— START OF Material provided —

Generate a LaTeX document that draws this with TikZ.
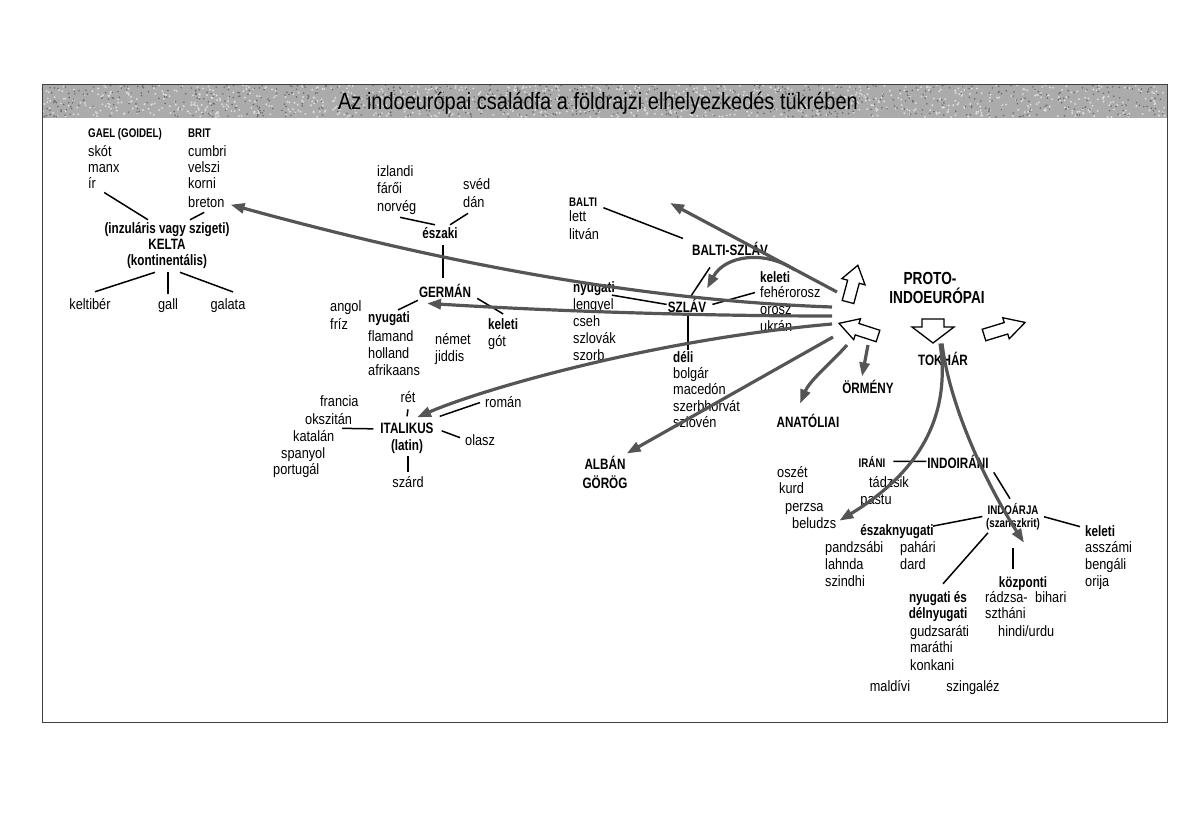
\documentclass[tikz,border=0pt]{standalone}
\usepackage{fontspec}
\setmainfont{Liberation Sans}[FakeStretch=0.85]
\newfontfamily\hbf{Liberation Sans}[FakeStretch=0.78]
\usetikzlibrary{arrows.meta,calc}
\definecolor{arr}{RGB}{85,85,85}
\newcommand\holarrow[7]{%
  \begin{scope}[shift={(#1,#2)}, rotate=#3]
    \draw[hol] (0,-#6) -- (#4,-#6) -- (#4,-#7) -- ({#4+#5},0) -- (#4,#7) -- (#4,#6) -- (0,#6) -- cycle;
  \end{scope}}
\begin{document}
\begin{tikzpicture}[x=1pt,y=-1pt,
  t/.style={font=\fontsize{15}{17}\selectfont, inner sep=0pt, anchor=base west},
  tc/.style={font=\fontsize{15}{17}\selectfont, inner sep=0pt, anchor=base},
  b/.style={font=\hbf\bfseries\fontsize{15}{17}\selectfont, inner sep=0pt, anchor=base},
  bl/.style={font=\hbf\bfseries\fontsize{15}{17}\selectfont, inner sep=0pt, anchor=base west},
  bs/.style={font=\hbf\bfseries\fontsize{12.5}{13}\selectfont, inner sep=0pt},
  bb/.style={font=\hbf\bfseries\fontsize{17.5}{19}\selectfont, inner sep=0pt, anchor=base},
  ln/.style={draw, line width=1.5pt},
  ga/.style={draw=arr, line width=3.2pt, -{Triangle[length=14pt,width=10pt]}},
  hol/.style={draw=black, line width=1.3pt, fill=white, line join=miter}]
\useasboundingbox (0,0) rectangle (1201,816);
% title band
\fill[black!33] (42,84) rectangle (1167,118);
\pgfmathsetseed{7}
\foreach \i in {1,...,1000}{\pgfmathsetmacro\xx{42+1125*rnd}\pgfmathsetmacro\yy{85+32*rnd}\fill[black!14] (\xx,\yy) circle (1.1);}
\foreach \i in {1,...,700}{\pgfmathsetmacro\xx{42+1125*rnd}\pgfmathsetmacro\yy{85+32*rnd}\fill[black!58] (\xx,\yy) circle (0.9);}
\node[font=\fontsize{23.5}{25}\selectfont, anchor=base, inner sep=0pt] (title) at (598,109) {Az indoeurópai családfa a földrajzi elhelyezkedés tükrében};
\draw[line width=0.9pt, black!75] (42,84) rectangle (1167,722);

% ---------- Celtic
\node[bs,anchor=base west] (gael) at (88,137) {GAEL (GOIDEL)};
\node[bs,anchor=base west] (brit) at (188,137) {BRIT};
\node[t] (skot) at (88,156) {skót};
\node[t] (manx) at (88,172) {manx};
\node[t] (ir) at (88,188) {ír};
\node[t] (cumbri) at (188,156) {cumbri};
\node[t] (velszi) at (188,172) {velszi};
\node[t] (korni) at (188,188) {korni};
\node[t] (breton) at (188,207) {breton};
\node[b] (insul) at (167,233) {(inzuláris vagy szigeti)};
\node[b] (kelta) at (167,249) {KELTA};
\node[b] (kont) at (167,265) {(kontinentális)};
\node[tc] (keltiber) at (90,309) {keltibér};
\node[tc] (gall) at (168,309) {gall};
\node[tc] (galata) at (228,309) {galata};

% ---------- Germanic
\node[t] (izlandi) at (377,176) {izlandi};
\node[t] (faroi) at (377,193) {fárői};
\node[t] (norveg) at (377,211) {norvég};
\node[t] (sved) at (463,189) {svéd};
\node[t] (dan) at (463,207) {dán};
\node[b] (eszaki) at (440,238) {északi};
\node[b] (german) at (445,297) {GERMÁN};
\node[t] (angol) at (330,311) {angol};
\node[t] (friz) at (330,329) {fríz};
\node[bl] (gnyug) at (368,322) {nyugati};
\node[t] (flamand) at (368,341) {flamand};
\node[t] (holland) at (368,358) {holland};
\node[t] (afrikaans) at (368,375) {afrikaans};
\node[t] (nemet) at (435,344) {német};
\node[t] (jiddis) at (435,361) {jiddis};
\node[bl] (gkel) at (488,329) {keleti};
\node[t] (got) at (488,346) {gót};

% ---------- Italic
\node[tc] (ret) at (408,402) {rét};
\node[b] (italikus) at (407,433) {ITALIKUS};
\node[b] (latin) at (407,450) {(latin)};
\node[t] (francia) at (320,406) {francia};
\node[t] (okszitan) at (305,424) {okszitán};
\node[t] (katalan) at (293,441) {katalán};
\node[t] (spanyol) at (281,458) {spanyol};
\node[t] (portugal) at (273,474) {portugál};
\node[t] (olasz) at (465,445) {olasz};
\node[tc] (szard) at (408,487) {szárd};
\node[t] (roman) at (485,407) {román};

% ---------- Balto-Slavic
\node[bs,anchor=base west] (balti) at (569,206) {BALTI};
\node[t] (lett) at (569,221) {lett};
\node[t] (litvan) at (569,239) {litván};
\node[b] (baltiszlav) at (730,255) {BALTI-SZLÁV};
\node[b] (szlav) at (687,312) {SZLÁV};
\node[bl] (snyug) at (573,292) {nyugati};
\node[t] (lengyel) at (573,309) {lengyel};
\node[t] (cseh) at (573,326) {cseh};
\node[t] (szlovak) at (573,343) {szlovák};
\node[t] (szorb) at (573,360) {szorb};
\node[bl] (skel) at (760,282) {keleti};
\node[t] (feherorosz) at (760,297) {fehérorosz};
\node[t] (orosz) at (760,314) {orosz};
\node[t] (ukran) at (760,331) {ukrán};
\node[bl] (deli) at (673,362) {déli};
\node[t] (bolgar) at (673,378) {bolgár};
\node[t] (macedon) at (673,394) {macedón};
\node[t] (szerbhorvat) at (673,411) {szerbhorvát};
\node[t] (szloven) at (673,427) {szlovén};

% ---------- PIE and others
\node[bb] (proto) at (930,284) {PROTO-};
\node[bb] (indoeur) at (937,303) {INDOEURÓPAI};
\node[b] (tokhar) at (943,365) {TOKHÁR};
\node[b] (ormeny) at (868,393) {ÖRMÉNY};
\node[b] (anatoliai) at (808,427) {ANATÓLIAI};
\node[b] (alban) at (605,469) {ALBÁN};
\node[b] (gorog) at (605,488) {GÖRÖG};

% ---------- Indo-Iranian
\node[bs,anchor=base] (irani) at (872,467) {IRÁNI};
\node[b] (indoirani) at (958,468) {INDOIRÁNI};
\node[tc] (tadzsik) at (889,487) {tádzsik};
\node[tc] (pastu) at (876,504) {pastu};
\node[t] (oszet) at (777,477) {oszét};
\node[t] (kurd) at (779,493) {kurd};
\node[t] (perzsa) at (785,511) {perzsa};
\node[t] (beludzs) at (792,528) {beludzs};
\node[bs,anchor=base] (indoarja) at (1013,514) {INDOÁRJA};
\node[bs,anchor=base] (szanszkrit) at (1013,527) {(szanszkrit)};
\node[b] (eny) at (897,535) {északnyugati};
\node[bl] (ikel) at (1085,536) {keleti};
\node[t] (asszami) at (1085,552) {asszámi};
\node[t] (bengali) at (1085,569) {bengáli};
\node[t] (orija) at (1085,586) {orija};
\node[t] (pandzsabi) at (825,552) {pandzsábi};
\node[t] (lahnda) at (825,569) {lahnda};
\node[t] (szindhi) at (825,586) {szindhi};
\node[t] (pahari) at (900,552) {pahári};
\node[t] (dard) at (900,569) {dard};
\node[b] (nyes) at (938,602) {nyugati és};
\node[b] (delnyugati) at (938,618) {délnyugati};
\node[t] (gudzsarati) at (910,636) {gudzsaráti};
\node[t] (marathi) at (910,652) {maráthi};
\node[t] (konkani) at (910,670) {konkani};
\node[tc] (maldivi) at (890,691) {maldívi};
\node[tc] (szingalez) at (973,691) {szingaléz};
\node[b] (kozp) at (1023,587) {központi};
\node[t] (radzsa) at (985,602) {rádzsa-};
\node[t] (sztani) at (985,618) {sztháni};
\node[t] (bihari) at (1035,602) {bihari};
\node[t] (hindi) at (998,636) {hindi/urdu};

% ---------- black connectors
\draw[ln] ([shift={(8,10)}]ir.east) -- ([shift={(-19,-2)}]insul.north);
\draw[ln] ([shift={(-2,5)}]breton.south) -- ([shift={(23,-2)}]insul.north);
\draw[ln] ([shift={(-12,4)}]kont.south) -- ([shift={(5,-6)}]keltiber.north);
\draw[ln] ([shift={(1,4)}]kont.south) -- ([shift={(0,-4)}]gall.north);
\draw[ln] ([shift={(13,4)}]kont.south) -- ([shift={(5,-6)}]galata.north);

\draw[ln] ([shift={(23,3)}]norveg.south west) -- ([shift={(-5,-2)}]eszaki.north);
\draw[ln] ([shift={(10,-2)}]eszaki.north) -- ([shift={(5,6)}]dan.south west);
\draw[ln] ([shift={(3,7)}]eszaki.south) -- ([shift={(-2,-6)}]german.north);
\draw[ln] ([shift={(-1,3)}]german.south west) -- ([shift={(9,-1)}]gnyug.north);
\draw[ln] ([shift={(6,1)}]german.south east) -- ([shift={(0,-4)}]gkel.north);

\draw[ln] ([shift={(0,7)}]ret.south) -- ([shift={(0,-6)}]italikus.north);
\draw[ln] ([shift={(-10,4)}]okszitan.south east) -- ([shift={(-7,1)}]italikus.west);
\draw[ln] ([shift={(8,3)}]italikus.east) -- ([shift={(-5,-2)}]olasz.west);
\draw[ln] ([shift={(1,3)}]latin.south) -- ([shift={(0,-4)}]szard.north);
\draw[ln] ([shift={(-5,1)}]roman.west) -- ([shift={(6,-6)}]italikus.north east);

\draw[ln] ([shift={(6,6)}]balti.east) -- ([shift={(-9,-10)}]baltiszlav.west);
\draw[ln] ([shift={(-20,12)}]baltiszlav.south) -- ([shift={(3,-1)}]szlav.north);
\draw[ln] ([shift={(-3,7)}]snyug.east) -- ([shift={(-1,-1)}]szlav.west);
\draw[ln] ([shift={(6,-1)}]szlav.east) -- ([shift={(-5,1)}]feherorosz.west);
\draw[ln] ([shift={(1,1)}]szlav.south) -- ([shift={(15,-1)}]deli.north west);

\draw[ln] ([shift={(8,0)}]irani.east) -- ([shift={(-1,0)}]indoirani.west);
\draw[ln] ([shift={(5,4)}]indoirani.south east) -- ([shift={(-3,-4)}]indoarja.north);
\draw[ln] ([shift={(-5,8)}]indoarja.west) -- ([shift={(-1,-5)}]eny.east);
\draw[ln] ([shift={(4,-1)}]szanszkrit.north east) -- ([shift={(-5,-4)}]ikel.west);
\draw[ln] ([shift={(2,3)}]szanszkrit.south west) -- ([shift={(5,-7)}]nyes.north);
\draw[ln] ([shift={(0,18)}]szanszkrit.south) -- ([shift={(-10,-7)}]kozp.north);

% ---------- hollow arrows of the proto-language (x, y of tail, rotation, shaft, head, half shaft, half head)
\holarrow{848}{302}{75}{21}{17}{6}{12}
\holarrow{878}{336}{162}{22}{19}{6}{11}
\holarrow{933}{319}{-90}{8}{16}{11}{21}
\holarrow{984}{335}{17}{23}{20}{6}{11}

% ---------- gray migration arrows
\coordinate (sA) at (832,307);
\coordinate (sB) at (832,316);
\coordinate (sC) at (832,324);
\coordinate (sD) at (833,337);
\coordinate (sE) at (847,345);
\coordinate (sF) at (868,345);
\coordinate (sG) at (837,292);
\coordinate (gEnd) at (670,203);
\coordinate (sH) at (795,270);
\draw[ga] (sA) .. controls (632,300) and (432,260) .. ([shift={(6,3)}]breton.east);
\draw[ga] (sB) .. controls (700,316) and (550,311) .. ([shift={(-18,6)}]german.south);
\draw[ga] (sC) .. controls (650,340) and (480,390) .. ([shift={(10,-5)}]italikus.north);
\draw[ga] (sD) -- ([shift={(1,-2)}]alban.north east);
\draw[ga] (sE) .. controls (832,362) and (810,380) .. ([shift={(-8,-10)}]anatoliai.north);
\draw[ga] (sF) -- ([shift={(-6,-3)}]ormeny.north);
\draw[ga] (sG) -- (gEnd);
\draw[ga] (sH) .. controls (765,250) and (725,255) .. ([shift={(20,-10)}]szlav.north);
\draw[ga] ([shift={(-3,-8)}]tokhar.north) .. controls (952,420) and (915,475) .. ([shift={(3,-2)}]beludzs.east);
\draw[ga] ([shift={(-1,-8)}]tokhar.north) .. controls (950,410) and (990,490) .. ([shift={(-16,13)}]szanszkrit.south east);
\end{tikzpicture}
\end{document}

— END OF Material provided —

Set exercise: Leave out the pictures and repeat exactly the lines from the start of the material through the line that contains "(42,84) rectangle (1167,722);", both included.

Task response:
Generate a LaTeX document that draws this with TikZ.
\documentclass[tikz,border=0pt]{standalone}
\usepackage{fontspec}
\setmainfont{Liberation Sans}[FakeStretch=0.85]
\newfontfamily\hbf{Liberation Sans}[FakeStretch=0.78]
\usetikzlibrary{arrows.meta,calc}
\definecolor{arr}{RGB}{85,85,85}
\newcommand\holarrow[7]{%
  \begin{scope}[shift={(#1,#2)}, rotate=#3]
    \draw[hol] (0,-#6) -- (#4,-#6) -- (#4,-#7) -- ({#4+#5},0) -- (#4,#7) -- (#4,#6) -- (0,#6) -- cycle;
  \end{scope}}
\begin{document}
\begin{tikzpicture}[x=1pt,y=-1pt,
  t/.style={font=\fontsize{15}{17}\selectfont, inner sep=0pt, anchor=base west},
  tc/.style={font=\fontsize{15}{17}\selectfont, inner sep=0pt, anchor=base},
  b/.style={font=\hbf\bfseries\fontsize{15}{17}\selectfont, inner sep=0pt, anchor=base},
  bl/.style={font=\hbf\bfseries\fontsize{15}{17}\selectfont, inner sep=0pt, anchor=base west},
  bs/.style={font=\hbf\bfseries\fontsize{12.5}{13}\selectfont, inner sep=0pt},
  bb/.style={font=\hbf\bfseries\fontsize{17.5}{19}\selectfont, inner sep=0pt, anchor=base},
  ln/.style={draw, line width=1.5pt},
  ga/.style={draw=arr, line width=3.2pt, -{Triangle[length=14pt,width=10pt]}},
  hol/.style={draw=black, line width=1.3pt, fill=white, line join=miter}]
\useasboundingbox (0,0) rectangle (1201,816);
% title band
\fill[black!33] (42,84) rectangle (1167,118);
\pgfmathsetseed{7}
\foreach \i in {1,...,1000}{\pgfmathsetmacro\xx{42+1125*rnd}\pgfmathsetmacro\yy{85+32*rnd}\fill[black!14] (\xx,\yy) circle (1.1);}
\foreach \i in {1,...,700}{\pgfmathsetmacro\xx{42+1125*rnd}\pgfmathsetmacro\yy{85+32*rnd}\fill[black!58] (\xx,\yy) circle (0.9);}
\node[font=\fontsize{23.5}{25}\selectfont, anchor=base, inner sep=0pt] (title) at (598,109) {Az indoeurópai családfa a földrajzi elhelyezkedés tükrében};
\draw[line width=0.9pt, black!75] (42,84) rectangle (1167,722);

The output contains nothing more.